I included some code below which can generate box-plot with the values of quartiles.
df <- datasets::iris
boxplot <- ggplot(df, aes(x = "", y = Sepal.Length)) +
geom_boxplot(width=0.1, position = "dodge", fill = "red") +
stat_boxplot(geom = "errorbar", width = 0.1) +
stat_summary(geom = "label_repel", fun.y = quantile, aes(label = ..y..),
position = position_nudge(x = -0.1), size = 3) +
ggtitle("") +
xlab("") +
ylab('Sepal.Length')
I expect the values of quartiles on the left-hand side of the plot and the number of observations on the right-hand side of the plot if possible.
Upvotes: 1
Views: 657
Reputation: 501
@TobiO 's answer is correct. But, my data was kind of skewed and some cut points were the same (such as the first and second cut points were the same). I needed to take the unique values to calculate the number of observations in each quartile. Another point is related to usage of cut
function which does not include the starting point (low bound, high bound]. In order to include the starting point, I have used the cut2
function from the Hmisc
package.
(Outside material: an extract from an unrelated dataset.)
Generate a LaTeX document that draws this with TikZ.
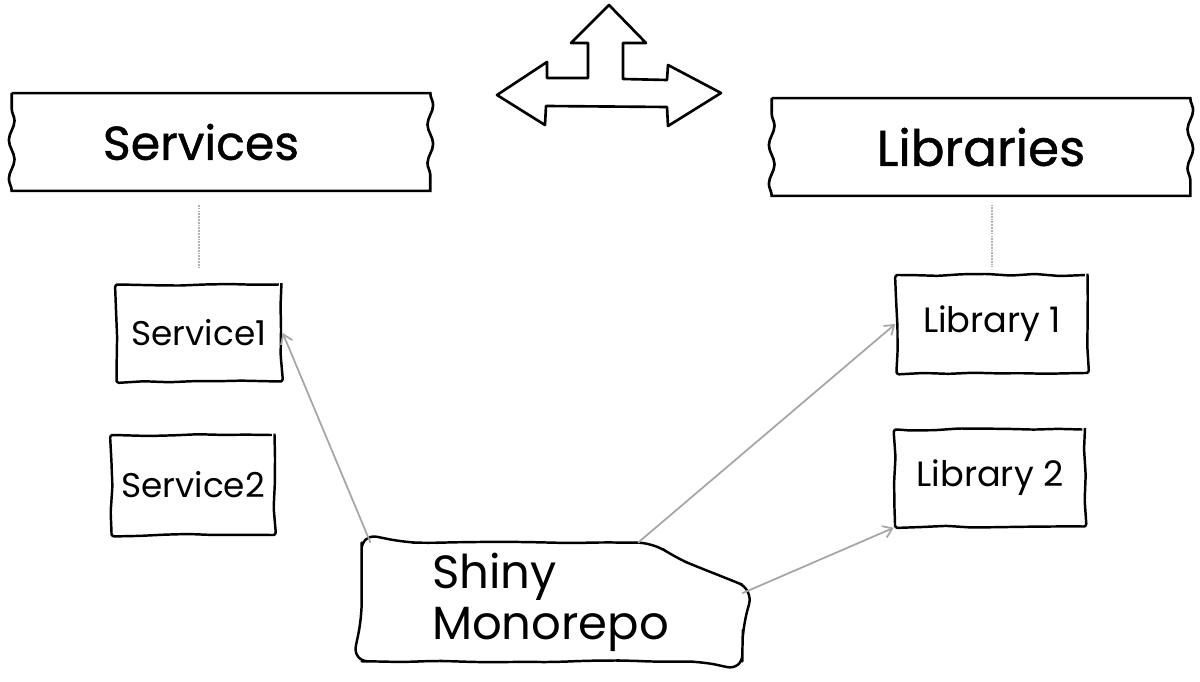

I included a label_pos_extension
line in order to prevent the overlap of label/text for the quartiles whose cut points are very close to each other. geom_text_repel
did not work for preventing the overlaps.
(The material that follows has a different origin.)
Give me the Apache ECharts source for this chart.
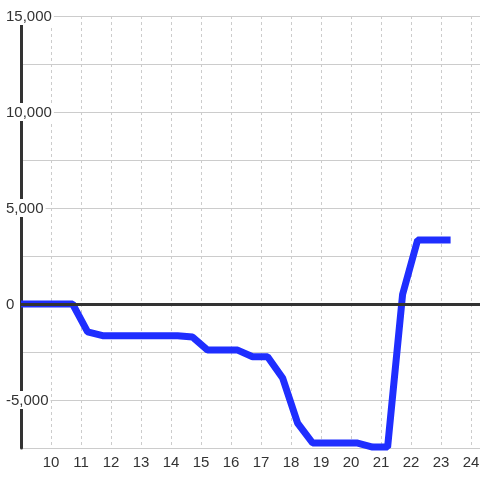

quantile_counts2 <- function(x){
label_pos_extension <- c(0,3,4,0)
if(length(unique(quantile(x))) < 5){
df <- data.frame(label = table(cut2(x, g = 4)),
label_pos = c(0, diff(unique(quantile(x))) / 2 + quantile(x)[1:length(unique(quantile(x)))-1]) + label_pos_extension[1:length(unique(quantile(x)))])
} else {
df <- data.frame(label = table(cut2(x, g = 4)),
label_pos = diff(quantile(x)) / 2 + quantile(x)[1:4] + label_pos_extension)
} return(df)
}
PS. I tried to put my edited function in comment but, it did not work.
Upvotes: 1
Reputation: 1381
this would be one possibility. I always prefer to have my additional data as an extra data frame, because this gives me more control on what is how calculated.
Counting made with some inspiration from https://stackoverflow.com/a/54451575
quantile_counts=function(x){
df= data.frame(label=table(cut(x, quantile(x))),
label_pos=diff(quantile(x))/2+quantile(x)[1:4])
return(df)
}
df_quantile_counts=quantile_counts(df$Sepal.Length)
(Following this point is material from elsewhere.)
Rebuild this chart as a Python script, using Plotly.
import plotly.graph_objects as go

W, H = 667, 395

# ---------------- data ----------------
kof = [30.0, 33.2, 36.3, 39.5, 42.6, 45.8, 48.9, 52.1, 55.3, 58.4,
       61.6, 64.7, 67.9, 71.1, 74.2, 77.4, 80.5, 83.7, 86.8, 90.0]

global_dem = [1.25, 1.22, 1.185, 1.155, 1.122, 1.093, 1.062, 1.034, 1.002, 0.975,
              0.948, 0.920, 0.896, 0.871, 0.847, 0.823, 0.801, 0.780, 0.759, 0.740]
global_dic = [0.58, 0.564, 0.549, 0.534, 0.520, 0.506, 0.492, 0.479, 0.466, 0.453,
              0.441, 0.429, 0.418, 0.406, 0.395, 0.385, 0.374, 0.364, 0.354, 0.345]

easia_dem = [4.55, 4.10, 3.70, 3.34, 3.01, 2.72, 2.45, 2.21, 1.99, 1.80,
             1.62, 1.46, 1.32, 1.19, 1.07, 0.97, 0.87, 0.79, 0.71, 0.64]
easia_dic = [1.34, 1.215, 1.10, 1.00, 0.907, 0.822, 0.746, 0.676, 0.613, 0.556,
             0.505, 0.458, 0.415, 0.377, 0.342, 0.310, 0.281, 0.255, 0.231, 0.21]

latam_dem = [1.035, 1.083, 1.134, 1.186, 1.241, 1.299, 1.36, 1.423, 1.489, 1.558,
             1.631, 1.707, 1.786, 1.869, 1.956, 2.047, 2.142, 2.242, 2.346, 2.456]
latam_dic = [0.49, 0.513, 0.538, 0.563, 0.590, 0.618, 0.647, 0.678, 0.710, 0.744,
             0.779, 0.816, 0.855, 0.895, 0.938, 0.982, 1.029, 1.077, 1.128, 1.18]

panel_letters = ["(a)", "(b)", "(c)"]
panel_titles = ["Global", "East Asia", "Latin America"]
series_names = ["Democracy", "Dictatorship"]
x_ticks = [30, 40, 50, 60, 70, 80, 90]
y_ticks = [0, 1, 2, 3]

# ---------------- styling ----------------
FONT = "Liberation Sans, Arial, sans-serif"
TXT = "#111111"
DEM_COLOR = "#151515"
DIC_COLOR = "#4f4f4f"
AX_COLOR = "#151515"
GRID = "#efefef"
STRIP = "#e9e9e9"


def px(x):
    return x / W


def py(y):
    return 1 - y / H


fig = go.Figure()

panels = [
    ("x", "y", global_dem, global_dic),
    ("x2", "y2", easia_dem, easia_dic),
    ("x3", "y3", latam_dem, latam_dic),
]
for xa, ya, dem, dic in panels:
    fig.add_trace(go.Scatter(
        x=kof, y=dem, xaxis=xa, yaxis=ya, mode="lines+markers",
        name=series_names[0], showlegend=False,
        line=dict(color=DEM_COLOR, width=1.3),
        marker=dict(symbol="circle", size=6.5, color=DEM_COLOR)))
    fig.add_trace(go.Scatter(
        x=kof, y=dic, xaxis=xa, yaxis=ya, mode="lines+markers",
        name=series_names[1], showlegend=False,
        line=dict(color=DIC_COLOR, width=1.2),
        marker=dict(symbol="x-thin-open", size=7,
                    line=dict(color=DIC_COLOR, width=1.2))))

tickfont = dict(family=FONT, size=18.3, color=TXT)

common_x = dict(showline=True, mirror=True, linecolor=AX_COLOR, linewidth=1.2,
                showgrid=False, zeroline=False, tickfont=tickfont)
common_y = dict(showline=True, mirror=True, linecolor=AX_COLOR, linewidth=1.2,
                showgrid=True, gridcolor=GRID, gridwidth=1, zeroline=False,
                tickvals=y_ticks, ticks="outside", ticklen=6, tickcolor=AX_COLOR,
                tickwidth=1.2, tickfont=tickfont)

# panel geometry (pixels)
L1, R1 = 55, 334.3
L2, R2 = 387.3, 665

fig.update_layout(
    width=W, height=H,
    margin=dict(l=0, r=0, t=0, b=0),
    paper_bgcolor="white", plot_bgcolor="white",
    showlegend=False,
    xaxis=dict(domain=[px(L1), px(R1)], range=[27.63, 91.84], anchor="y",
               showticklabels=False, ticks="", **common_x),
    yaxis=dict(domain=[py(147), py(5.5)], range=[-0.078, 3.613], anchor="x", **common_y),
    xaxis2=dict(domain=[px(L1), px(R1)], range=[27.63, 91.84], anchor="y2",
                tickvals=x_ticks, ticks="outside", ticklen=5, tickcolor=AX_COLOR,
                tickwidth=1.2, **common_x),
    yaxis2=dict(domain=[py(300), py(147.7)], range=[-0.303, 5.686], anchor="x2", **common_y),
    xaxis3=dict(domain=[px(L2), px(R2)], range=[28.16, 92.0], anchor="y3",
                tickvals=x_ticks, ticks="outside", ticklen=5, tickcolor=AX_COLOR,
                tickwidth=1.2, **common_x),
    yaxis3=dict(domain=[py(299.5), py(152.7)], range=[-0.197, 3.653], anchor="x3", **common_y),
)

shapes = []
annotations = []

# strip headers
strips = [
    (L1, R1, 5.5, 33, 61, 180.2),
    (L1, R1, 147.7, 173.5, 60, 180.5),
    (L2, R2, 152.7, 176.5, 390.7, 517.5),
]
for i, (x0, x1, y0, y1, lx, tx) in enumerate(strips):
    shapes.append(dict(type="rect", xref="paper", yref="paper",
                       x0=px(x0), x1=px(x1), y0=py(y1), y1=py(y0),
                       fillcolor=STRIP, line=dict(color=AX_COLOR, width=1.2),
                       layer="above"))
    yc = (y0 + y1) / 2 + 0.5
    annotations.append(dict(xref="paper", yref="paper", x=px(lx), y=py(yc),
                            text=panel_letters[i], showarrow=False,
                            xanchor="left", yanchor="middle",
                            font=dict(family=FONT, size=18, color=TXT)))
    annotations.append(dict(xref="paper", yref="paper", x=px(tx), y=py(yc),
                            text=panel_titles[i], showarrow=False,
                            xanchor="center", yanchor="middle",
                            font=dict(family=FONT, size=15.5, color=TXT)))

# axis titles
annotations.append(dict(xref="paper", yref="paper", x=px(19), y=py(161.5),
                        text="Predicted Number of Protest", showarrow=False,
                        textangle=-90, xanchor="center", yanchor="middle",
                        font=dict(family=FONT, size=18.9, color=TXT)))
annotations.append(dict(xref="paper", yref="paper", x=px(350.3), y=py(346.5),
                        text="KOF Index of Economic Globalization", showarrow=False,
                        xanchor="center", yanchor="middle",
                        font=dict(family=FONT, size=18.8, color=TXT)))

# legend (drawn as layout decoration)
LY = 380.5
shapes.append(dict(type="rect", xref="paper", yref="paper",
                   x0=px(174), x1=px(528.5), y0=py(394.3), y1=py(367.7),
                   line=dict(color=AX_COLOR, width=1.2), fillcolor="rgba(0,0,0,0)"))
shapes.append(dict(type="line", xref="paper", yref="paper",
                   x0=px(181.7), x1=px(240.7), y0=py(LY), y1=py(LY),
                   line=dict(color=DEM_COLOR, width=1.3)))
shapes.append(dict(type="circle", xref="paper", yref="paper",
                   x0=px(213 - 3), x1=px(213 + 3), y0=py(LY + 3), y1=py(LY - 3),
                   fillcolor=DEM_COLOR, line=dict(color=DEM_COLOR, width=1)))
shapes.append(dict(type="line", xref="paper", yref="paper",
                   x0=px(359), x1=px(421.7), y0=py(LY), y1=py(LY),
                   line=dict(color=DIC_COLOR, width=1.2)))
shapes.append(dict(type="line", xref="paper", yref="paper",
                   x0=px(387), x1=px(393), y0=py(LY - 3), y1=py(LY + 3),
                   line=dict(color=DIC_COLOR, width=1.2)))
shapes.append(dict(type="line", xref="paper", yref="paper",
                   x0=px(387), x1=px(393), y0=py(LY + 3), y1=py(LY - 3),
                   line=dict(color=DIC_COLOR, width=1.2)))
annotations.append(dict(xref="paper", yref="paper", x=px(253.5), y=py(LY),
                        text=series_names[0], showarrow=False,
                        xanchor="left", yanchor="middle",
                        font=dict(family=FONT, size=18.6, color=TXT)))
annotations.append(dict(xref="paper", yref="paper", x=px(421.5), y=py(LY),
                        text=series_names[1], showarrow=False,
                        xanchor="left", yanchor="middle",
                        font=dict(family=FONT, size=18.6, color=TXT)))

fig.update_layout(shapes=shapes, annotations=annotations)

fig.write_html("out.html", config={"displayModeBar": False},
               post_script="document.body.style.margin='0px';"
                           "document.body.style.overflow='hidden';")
boxplot <- ggplot(df, aes(x = "", y = Sepal.Length)) +
geom_boxplot(width=0.1, position = "dodge", fill = "red") +
stat_boxplot(geom = "errorbar", width = 0.1) +
stat_summary(geom = "label", fun.y = quantile, aes(label = ..y..),
position = position_nudge(x = -0.1), size = 3) +
geom_text(data=df_quantile_counts,aes(x="",y=label_pos,label = label.Freq),
position = position_nudge(x = +0.1), size = 3) +
ggtitle("") +
xlab("") +
ylab('Sepal.Length')
HTH, Tobi
Upvotes: 3